The SACC also sets parameters on where the credits come from, and, in so doing, it explicitly speaks to the linkage between the IAA regime and the Paris Agreement. Specifically, the guidance indicates that offset credits must be sourced from offset projects within Canada unless the offsets “fully comply with rules for Internationally Transferred Mitigation Outcomes (ITMOs) established under Article 6 of the Paris Agreement, and applicable decisions adopted by the Conference of the Parties” and any further criteria developed by Environment and Climate Change Canada.[49] Article 6 is sometimes referred to as the “carbon markets” part of the Paris Agreement, and the emerging international rules will govern countries’ use of several mechanisms available for the purposes of meeting Paris targets (e.g. emissions trading and offset credits). An explicit aim of Article 6 is the “avoidance of double counting,” whereby two countries try to claim the same emissions reduction as their own.[50] The SACC provides helpful clarity on this issue by transparently presenting the linkage between the IAA regime and the Paris Agreement rules. This is critical for avoiding double-counting. While Article 6 rules are still fluid and under development,[51] this is a welcome explicit clarification in the SACC that presumably will be fleshed out further as the international rules and further IAA guidance are finalized.
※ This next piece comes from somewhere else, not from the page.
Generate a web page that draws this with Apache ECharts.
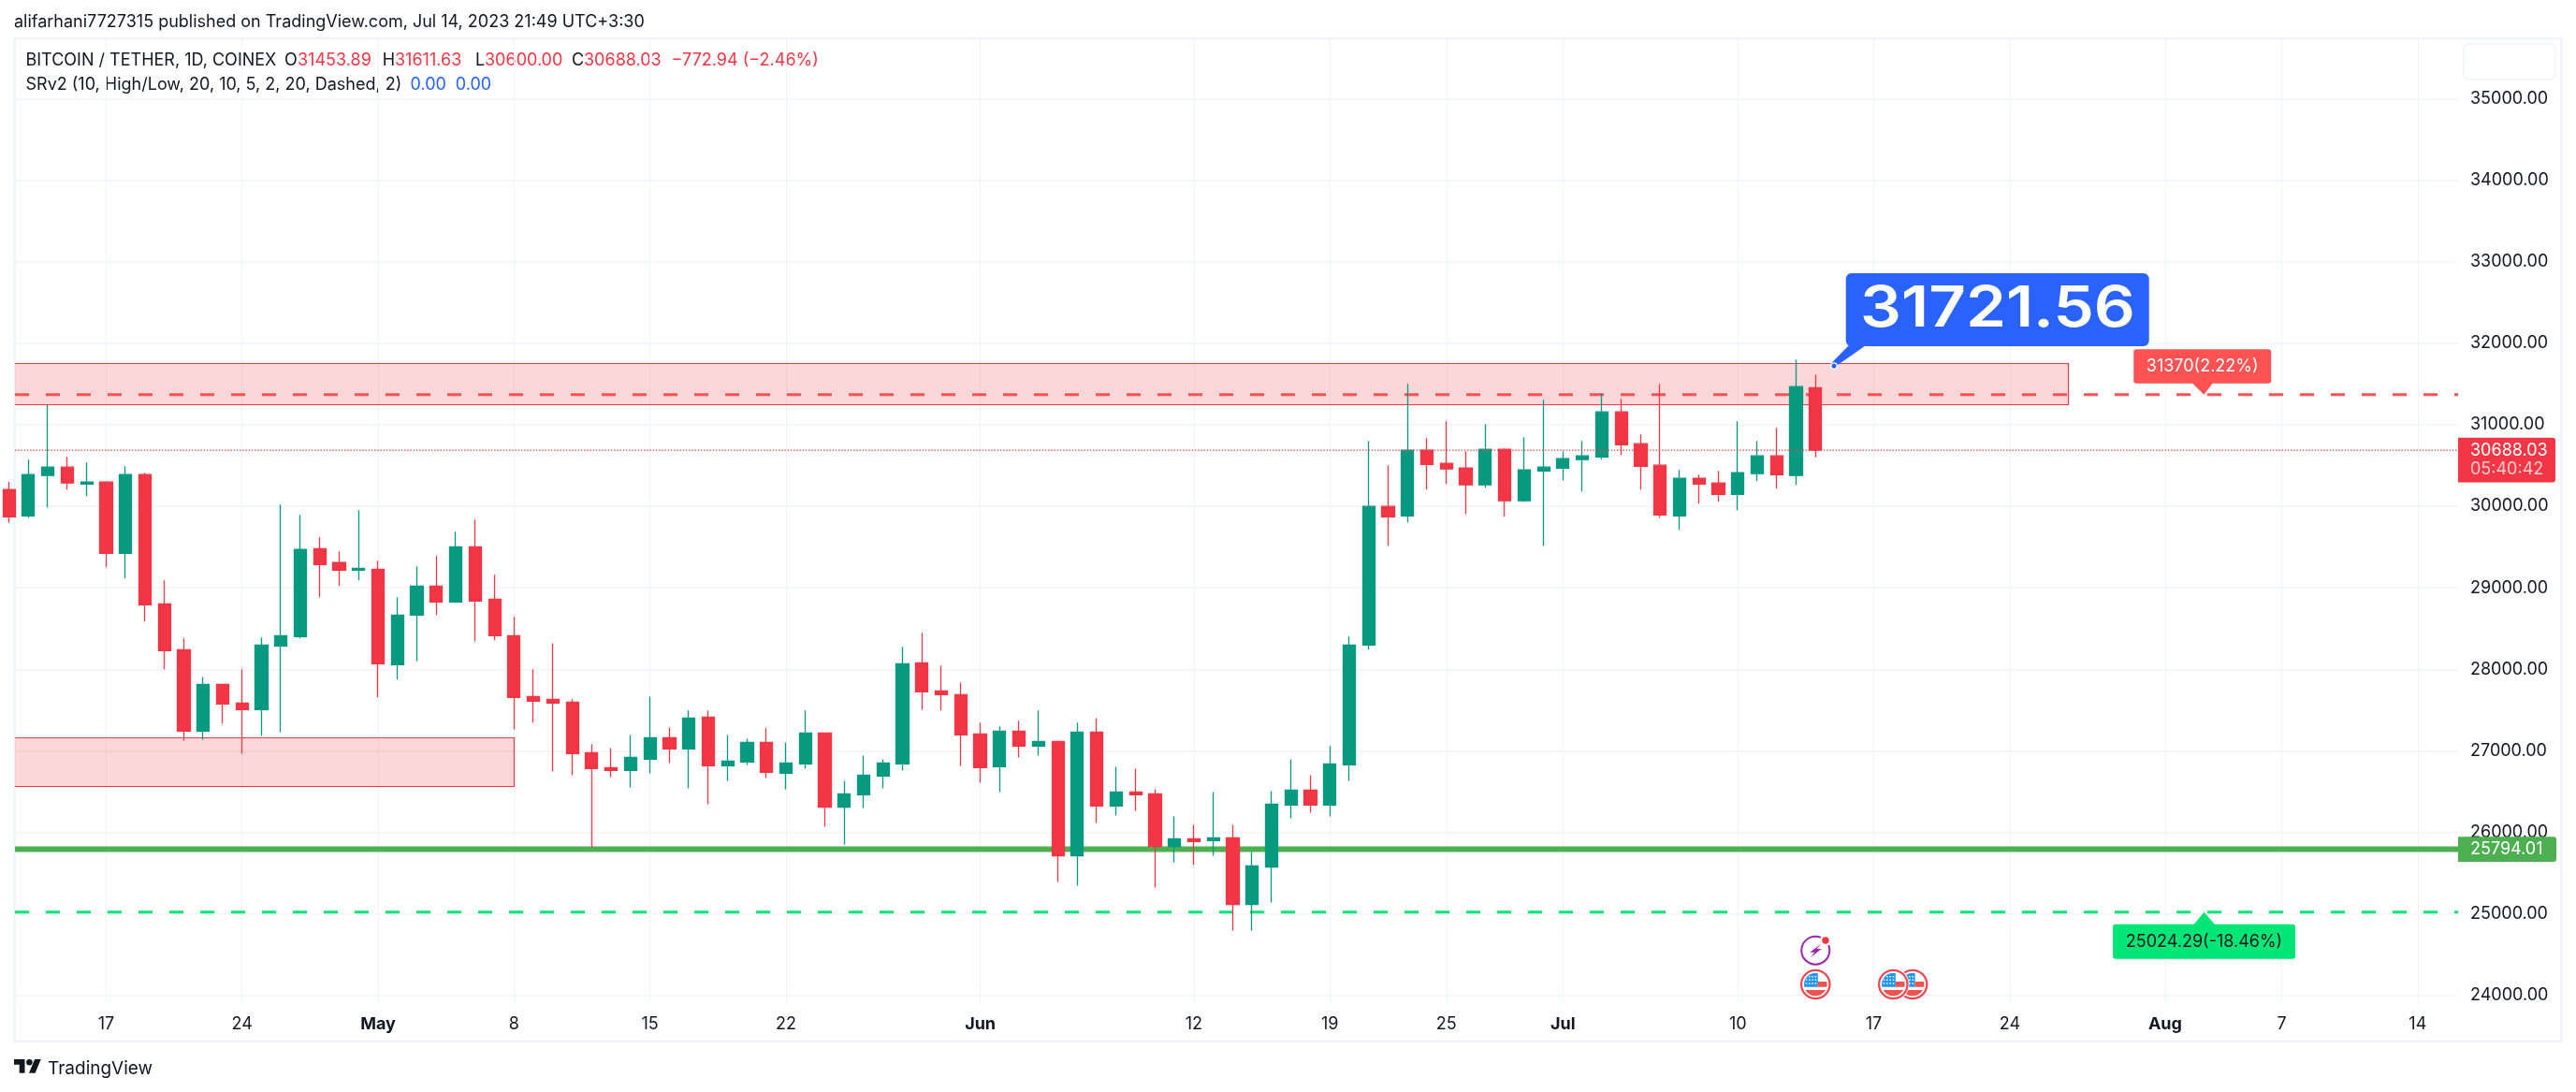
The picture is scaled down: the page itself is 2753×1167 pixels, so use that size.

Further on the point of double-counting, the SACC also clarifies that offset credits must not have been used for compliance with any other regulatory requirement, nor any other voluntary or compliance purposes.[52] This appears to set the basis for credits generated under other federal or sub-national regimes to be used by proponents of designated projects so long as those credits have not been used for other compliance or voluntary programs.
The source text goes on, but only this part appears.